#### [Written request]
Print exactly the lines that run from the line containing "Write a Python" to the line containing "import plotly.graph_objects as go", both included, and nothing else; pictures stay out.

= = =

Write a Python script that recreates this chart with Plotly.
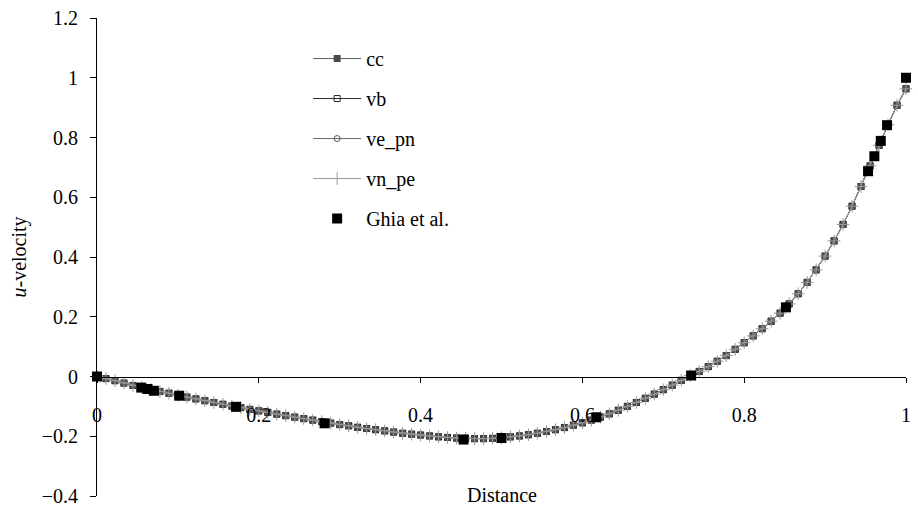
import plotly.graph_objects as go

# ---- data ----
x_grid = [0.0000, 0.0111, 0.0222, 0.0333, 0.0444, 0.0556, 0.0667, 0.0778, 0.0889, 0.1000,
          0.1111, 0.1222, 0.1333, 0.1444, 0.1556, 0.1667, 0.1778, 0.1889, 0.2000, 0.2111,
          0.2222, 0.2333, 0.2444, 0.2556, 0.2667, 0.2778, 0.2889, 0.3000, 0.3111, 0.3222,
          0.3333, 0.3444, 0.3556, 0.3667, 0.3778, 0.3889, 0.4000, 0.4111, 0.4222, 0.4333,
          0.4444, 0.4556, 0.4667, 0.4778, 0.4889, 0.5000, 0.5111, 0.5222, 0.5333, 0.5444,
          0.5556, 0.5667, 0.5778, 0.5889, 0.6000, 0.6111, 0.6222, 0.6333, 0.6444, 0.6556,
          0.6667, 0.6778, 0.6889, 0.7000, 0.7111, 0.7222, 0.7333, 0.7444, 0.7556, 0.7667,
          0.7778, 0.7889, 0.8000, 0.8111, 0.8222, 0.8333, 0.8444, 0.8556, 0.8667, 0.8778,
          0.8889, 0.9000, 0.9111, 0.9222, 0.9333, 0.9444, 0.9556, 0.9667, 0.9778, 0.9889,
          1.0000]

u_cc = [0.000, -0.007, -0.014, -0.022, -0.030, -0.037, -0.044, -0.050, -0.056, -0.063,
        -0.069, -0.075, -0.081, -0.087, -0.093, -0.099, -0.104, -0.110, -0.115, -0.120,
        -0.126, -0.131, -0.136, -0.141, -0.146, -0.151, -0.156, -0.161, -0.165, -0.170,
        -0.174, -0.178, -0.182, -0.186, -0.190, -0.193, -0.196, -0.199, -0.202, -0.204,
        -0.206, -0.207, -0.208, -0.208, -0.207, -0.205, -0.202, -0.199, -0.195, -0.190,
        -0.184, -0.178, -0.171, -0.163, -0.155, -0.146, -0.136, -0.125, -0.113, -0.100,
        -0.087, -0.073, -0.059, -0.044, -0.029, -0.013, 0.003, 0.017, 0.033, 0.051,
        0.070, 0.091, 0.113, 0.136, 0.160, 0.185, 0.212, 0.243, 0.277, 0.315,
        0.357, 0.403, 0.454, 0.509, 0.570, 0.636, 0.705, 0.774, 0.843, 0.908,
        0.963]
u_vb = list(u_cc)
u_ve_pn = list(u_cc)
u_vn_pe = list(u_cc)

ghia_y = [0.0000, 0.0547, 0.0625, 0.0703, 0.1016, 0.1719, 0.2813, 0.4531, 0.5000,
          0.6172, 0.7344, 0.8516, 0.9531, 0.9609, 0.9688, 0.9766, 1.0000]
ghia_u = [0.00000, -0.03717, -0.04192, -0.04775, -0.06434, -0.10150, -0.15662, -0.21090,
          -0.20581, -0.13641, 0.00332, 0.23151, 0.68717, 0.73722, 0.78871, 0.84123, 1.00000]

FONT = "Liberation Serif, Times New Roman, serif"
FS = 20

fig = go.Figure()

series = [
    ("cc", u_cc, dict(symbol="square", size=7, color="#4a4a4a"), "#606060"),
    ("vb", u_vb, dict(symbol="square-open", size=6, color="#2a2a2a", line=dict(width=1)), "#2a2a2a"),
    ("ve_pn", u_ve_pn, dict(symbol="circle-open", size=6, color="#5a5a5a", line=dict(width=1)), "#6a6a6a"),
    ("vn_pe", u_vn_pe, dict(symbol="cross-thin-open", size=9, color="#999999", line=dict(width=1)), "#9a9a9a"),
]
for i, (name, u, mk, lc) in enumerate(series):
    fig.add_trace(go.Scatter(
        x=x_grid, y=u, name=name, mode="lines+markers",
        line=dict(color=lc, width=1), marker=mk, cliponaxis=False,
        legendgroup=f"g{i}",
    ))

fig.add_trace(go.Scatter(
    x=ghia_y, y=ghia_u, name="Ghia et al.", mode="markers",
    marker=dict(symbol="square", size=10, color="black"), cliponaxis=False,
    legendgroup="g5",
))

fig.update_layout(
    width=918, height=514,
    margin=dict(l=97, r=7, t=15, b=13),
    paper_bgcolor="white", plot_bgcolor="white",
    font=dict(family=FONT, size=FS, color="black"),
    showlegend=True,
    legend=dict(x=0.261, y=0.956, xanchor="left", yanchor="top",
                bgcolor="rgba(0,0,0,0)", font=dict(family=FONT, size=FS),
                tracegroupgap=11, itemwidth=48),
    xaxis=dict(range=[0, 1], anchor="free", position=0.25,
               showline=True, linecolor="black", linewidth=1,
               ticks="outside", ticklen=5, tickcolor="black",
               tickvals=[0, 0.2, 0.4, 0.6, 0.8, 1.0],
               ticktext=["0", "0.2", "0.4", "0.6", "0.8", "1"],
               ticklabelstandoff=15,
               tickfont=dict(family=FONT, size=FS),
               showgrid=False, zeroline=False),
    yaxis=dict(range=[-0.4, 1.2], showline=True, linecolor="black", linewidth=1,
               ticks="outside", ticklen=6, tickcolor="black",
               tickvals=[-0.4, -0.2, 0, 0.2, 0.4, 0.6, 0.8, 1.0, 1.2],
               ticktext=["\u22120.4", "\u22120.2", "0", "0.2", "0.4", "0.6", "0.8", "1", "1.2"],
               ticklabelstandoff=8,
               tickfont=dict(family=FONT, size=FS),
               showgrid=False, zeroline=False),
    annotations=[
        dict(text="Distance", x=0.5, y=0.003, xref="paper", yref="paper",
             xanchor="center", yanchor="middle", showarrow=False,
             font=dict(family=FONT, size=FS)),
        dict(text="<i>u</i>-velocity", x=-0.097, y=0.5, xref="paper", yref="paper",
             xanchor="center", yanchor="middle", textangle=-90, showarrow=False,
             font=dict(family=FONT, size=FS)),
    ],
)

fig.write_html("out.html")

= = =

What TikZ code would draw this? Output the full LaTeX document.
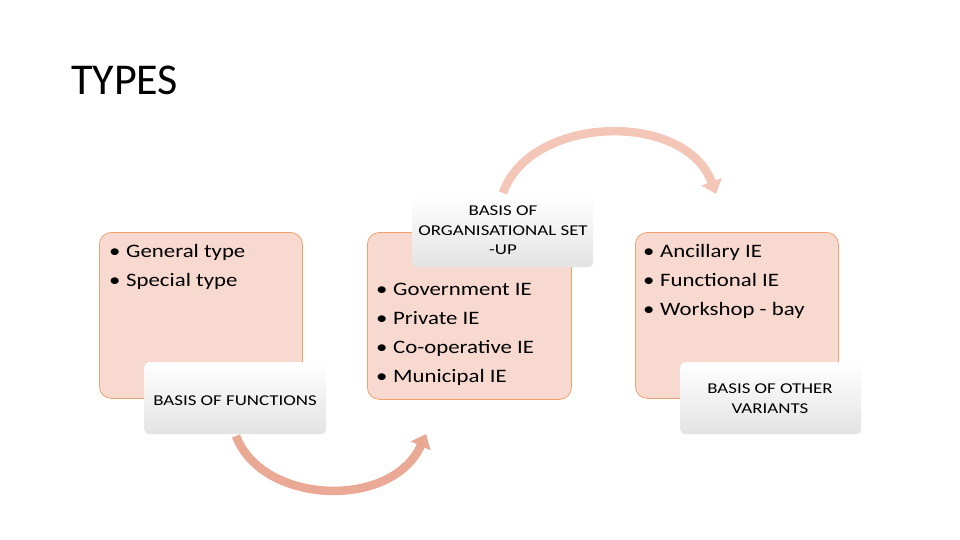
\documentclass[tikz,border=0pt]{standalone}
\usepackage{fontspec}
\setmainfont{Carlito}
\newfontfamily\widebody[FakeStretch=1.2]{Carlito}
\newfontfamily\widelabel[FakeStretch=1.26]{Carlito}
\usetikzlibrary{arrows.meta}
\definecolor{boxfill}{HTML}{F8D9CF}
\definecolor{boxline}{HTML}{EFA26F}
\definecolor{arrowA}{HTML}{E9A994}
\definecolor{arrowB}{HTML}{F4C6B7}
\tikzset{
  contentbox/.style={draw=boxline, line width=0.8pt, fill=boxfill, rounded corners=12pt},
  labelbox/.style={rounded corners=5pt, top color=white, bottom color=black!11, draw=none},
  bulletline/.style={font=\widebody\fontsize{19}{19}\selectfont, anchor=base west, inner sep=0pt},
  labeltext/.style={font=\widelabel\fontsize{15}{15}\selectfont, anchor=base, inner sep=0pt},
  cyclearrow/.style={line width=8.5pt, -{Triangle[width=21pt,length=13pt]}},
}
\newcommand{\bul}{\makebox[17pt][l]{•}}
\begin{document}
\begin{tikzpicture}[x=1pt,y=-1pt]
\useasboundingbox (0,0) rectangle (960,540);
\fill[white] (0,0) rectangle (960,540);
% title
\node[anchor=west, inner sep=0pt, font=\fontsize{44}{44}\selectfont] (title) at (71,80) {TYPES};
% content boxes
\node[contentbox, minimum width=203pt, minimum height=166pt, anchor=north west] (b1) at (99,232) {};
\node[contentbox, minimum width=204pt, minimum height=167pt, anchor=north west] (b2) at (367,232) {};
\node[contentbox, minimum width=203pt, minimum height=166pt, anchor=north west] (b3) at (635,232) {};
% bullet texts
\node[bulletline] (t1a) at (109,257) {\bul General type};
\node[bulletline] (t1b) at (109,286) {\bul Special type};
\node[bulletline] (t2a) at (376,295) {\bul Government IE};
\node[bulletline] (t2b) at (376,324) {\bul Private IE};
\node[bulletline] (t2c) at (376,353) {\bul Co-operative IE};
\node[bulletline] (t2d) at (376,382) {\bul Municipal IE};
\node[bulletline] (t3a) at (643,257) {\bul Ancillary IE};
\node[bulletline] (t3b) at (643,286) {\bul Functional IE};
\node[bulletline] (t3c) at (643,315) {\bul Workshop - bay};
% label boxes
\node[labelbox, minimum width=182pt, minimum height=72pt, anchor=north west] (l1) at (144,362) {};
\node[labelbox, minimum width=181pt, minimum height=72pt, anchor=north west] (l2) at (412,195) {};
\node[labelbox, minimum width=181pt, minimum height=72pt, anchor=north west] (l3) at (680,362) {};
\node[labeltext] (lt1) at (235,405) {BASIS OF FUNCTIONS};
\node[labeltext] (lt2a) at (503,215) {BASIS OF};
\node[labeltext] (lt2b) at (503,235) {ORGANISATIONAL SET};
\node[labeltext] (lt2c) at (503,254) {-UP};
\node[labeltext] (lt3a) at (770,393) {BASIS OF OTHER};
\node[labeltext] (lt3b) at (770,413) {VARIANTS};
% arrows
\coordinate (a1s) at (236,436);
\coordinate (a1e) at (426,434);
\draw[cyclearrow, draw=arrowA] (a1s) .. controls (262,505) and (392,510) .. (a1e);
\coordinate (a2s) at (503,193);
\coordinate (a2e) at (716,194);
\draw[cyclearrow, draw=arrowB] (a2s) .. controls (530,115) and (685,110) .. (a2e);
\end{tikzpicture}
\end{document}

= = =

#### [Result of this task]
Write a Python script that recreates this chart with Plotly.
import plotly.graph_objects as go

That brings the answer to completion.